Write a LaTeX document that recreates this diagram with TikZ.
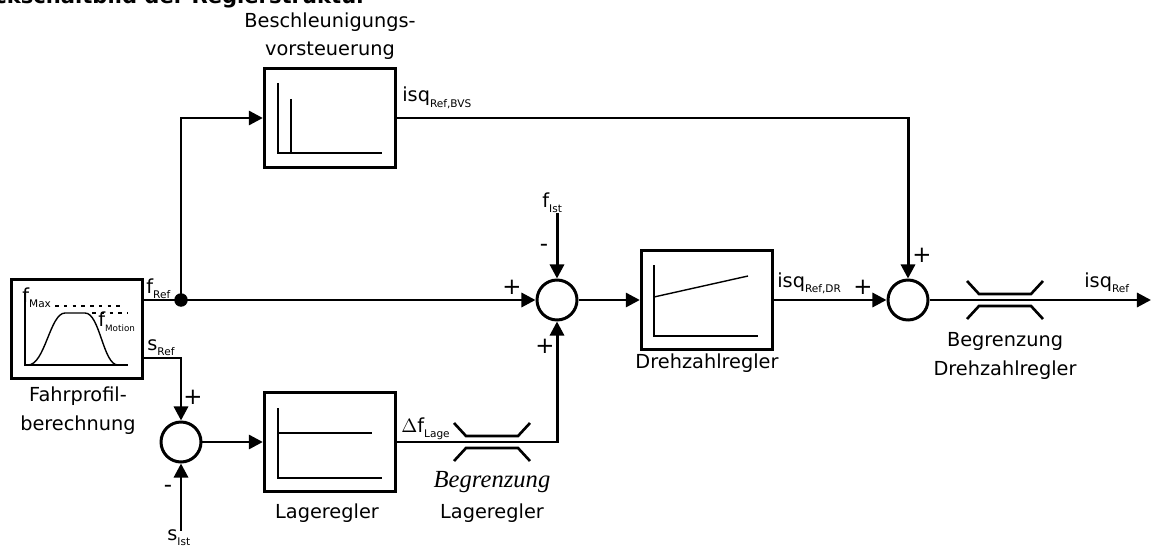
\documentclass[tikz,border=0pt]{standalone}
\usepackage{fontspec}
\setmainfont{DejaVu Sans}
\newfontfamily\timesfont{Liberation Serif}
\usetikzlibrary{arrows.meta, positioning, calc}

\newcommand{\sig}[2]{#1\raisebox{-0.5ex}{\fontsize{6}{7}\selectfont #2}}

\tikzset{
  limiter/.pic={
    \draw[line width=1.5pt] (-38,-19) -- (-26,-6) -- (26,-6) -- (38,-19);
    \draw[line width=1.5pt] (-38,19) -- (-26,6) -- (26,6) -- (38,19);
  }
}

\begin{document}
\begin{tikzpicture}[x=0.02cm, y=-0.02cm, font=\fontsize{11}{16}\selectfont,
  block/.style={draw, line width=1.9pt, minimum width=2.62cm,
    minimum height=1.97cm, inner sep=0pt},
  sumnode/.style={draw, circle, line width=1.7pt, minimum size=0.8cm, inner sep=0pt},
  sig/.style={-{Triangle[length=8pt,width=8pt]}, line width=1.7pt},
  plot/.style={line width=0.8pt},
  sgn/.style={inner sep=0pt, font=\fontsize{13}{13}\selectfont},
  lbl/.style={inner sep=0pt, anchor=base west}]
  \useasboundingbox (0,0) rectangle (1151,547);

  % title, cut at the top edge
  \node[anchor=base east, inner sep=0pt, font=\bfseries\fontsize{12}{14}\selectfont]
    (title) at (367,4) {Blockschaltbild der Reglerstruktur};

  % blocks
  \node[block] (fp)  at (77,329)  {};
  \node[block] (bvs) at (330,118) {};
  \node[block] (lr)  at (330,442) {};
  \node[block] (dr)  at (707,300) {};

  \node[sumnode] (sum1) at (181,442) {};
  \node[sumnode] (sum2) at (557,300) {};
  \node[sumnode] (sum3) at (908,300) {};
  \node[circle, fill, inner sep=0pt, minimum size=0.27cm] (jn) at (181,300) {};

  % block labels (base = last line)
  \node[align=center, inner sep=0pt, anchor=base] (fplbl) at (78,430)
    {Fahrprofil-\\berechnung};
  \node[align=center, inner sep=0pt, anchor=base] (bvslbl) at (330,56)
    {Beschleunigungs-\\vorsteuerung};
  \node[inner sep=0pt, anchor=base] (lrlbl) at (327,518) {Lageregler};
  \node[inner sep=0pt, anchor=base] (drlbl) at (707,368) {Drehzahlregler};

  % limiters
  \pic at (492,442) {limiter};
  \pic at (1005,300) {limiter};
  \node[inner sep=0pt, anchor=base, font=\timesfont\itshape\fontsize{14}{16}\selectfont]
    (lim1a) at (492,487) {Begrenzung};
  \node[inner sep=0pt, anchor=base] (lim1b) at (492,518) {Lageregler};
  \node[align=center, inner sep=0pt, anchor=base] (lim2lbl) at (1005,375)
    {Begrenzung\\Drehzahlregler};

  % drive profile inside fp
  \draw[plot] (25,293) -- (25,365) -- (128,365);
  \draw[plot] (28,365) .. controls (45,365) and (50,313) .. (65,313) -- (85,313)
    .. controls (100,313) and (103,365) .. (118,365);
  \draw[plot, dash pattern=on 2pt off 3pt] (55,306) -- (125,306);
  \draw[plot, dash pattern=on 2pt off 3pt] (92,313) -- (128,313);
  \node[lbl, font=\fontsize{11}{12}\selectfont] (fmax) at (22,302)
    {f\raisebox{-0.5ex}{\fontsize{6}{7}\selectfont Max}};
  \node[lbl, font=\fontsize{11}{12}\selectfont] (fmot) at (98,326)
    {f\raisebox{-0.5ex}{\fontsize{5}{6}\selectfont Motion}};

  % inner plots
  \draw[plot] (278,83) -- (278,153) -- (382,153);
  \draw[plot] (291,99) -- (291,153);
  \draw[plot] (278,408) -- (278,478) -- (382,478);
  \draw[plot] (278,433) -- (372,433);
  \draw[plot] (654,265) -- (654,336) -- (758,336);
  \draw[plot] (654,297) -- (748,276);

  % signals
  \coordinate (fref) at (142,300);
  \coordinate (sref) at (142,358);
  \coordinate (out) at (1151,300);
  \node[lbl] (freflbl) at (146,293) {\sig{f}{Ref}};
  \node[lbl] (sreflbl) at (147,350) {\sig{s}{Ref}};
  \node[lbl] (fist) at (542,207) {\sig{f}{Ist}};
  \node[lbl] (sist) at (167,540) {\sig{s}{Ist}};
  \node[lbl] (dflbl) at (401,432) {\sig{$\Delta$f}{Lage}};
  \node[lbl] (bvsout) at (402,102) {\sig{isq}{Ref,BVS}};
  \node[lbl] (drout) at (777,287) {\sig{isq}{Ref,DR}};
  \node[lbl] (isqref) at (1084,287) {\sig{isq}{Ref}};

  \draw[sig] (fref) -- (sum2.west);
  \draw[sig] (jn.center) |- (bvs.west);
  \draw[sig] (sref) -| (sum1.north);
  \draw[sig] ([yshift=-1pt]sum1 |- sist.north) -- (sum1.south);
  \draw[sig] (sum1) -- (lr);
  \draw[sig] (lr.east) -| (sum2.south);
  \draw[sig] (sum2 |- fist.south) -- (sum2.north);
  \draw[sig] (sum2) -- (dr);
  \draw[sig] (dr.east) -- (sum3.west);
  \draw[sig] (bvs.east) -| (sum3.north);
  \draw[sig] (sum3.east) -- (out);

  % signs
  \node[sgn] (p1) at (193,397) {+};
  \node[sgn] (m1) at (168,489) {-};
  \node[sgn] (m2) at (544,248) {-};
  \node[sgn] (p2) at (512,287) {+};
  \node[sgn] (p3) at (545,346) {+};
  \node[sgn] (p4) at (863,287) {+};
  \node[sgn] (p5) at (922,255) {+};
\end{tikzpicture}
\end{document}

## WHAT YOU ARE ASKED TO DO
Return each line from the material above exactly, but not the pictures.

## THE COMPLETED TASK
Write a LaTeX document that recreates this diagram with TikZ.
\documentclass[tikz,border=0pt]{standalone}
\usepackage{fontspec}
\setmainfont{DejaVu Sans}
\newfontfamily\timesfont{Liberation Serif}
\usetikzlibrary{arrows.meta, positioning, calc}

\newcommand{\sig}[2]{#1\raisebox{-0.5ex}{\fontsize{6}{7}\selectfont #2}}

\tikzset{
  limiter/.pic={
    \draw[line width=1.5pt] (-38,-19) -- (-26,-6) -- (26,-6) -- (38,-19);
    \draw[line width=1.5pt] (-38,19) -- (-26,6) -- (26,6) -- (38,19);
  }
}

\begin{document}
\begin{tikzpicture}[x=0.02cm, y=-0.02cm, font=\fontsize{11}{16}\selectfont,
  block/.style={draw, line width=1.9pt, minimum width=2.62cm,
    minimum height=1.97cm, inner sep=0pt},
  sumnode/.style={draw, circle, line width=1.7pt, minimum size=0.8cm, inner sep=0pt},
  sig/.style={-{Triangle[length=8pt,width=8pt]}, line width=1.7pt},
  plot/.style={line width=0.8pt},
  sgn/.style={inner sep=0pt, font=\fontsize{13}{13}\selectfont},
  lbl/.style={inner sep=0pt, anchor=base west}]
  \useasboundingbox (0,0) rectangle (1151,547);

  % title, cut at the top edge
  \node[anchor=base east, inner sep=0pt, font=\bfseries\fontsize{12}{14}\selectfont]
    (title) at (367,4) {Blockschaltbild der Reglerstruktur};

  % blocks
  \node[block] (fp)  at (77,329)  {};
  \node[block] (bvs) at (330,118) {};
  \node[block] (lr)  at (330,442) {};
  \node[block] (dr)  at (707,300) {};

  \node[sumnode] (sum1) at (181,442) {};
  \node[sumnode] (sum2) at (557,300) {};
  \node[sumnode] (sum3) at (908,300) {};
  \node[circle, fill, inner sep=0pt, minimum size=0.27cm] (jn) at (181,300) {};

  % block labels (base = last line)
  \node[align=center, inner sep=0pt, anchor=base] (fplbl) at (78,430)
    {Fahrprofil-\\berechnung};
  \node[align=center, inner sep=0pt, anchor=base] (bvslbl) at (330,56)
    {Beschleunigungs-\\vorsteuerung};
  \node[inner sep=0pt, anchor=base] (lrlbl) at (327,518) {Lageregler};
  \node[inner sep=0pt, anchor=base] (drlbl) at (707,368) {Drehzahlregler};

  % limiters
  \pic at (492,442) {limiter};
  \pic at (1005,300) {limiter};
  \node[inner sep=0pt, anchor=base, font=\timesfont\itshape\fontsize{14}{16}\selectfont]
    (lim1a) at (492,487) {Begrenzung};
  \node[inner sep=0pt, anchor=base] (lim1b) at (492,518) {Lageregler};
  \node[align=center, inner sep=0pt, anchor=base] (lim2lbl) at (1005,375)
    {Begrenzung\\Drehzahlregler};

  % drive profile inside fp
  \draw[plot] (25,293) -- (25,365) -- (128,365);
  \draw[plot] (28,365) .. controls (45,365) and (50,313) .. (65,313) -- (85,313)
    .. controls (100,313) and (103,365) .. (118,365);
  \draw[plot, dash pattern=on 2pt off 3pt] (55,306) -- (125,306);
  \draw[plot, dash pattern=on 2pt off 3pt] (92,313) -- (128,313);
  \node[lbl, font=\fontsize{11}{12}\selectfont] (fmax) at (22,302)
    {f\raisebox{-0.5ex}{\fontsize{6}{7}\selectfont Max}};
  \node[lbl, font=\fontsize{11}{12}\selectfont] (fmot) at (98,326)
    {f\raisebox{-0.5ex}{\fontsize{5}{6}\selectfont Motion}};

  % inner plots
  \draw[plot] (278,83) -- (278,153) -- (382,153);
  \draw[plot] (291,99) -- (291,153);
  \draw[plot] (278,408) -- (278,478) -- (382,478);
  \draw[plot] (278,433) -- (372,433);
  \draw[plot] (654,265) -- (654,336) -- (758,336);
  \draw[plot] (654,297) -- (748,276);

  % signals
  \coordinate (fref) at (142,300);
  \coordinate (sref) at (142,358);
  \coordinate (out) at (1151,300);
  \node[lbl] (freflbl) at (146,293) {\sig{f}{Ref}};
  \node[lbl] (sreflbl) at (147,350) {\sig{s}{Ref}};
  \node[lbl] (fist) at (542,207) {\sig{f}{Ist}};
  \node[lbl] (sist) at (167,540) {\sig{s}{Ist}};
  \node[lbl] (dflbl) at (401,432) {\sig{$\Delta$f}{Lage}};
  \node[lbl] (bvsout) at (402,102) {\sig{isq}{Ref,BVS}};
  \node[lbl] (drout) at (777,287) {\sig{isq}{Ref,DR}};
  \node[lbl] (isqref) at (1084,287) {\sig{isq}{Ref}};

  \draw[sig] (fref) -- (sum2.west);
  \draw[sig] (jn.center) |- (bvs.west);
  \draw[sig] (sref) -| (sum1.north);
  \draw[sig] ([yshift=-1pt]sum1 |- sist.north) -- (sum1.south);
  \draw[sig] (sum1) -- (lr);
  \draw[sig] (lr.east) -| (sum2.south);
  \draw[sig] (sum2 |- fist.south) -- (sum2.north);
  \draw[sig] (sum2) -- (dr);
  \draw[sig] (dr.east) -- (sum3.west);
  \draw[sig] (bvs.east) -| (sum3.north);
  \draw[sig] (sum3.east) -- (out);

  % signs
  \node[sgn] (p1) at (193,397) {+};
  \node[sgn] (m1) at (168,489) {-};
  \node[sgn] (m2) at (544,248) {-};
  \node[sgn] (p2) at (512,287) {+};
  \node[sgn] (p3) at (545,346) {+};
  \node[sgn] (p4) at (863,287) {+};
  \node[sgn] (p5) at (922,255) {+};
\end{tikzpicture}
\end{document}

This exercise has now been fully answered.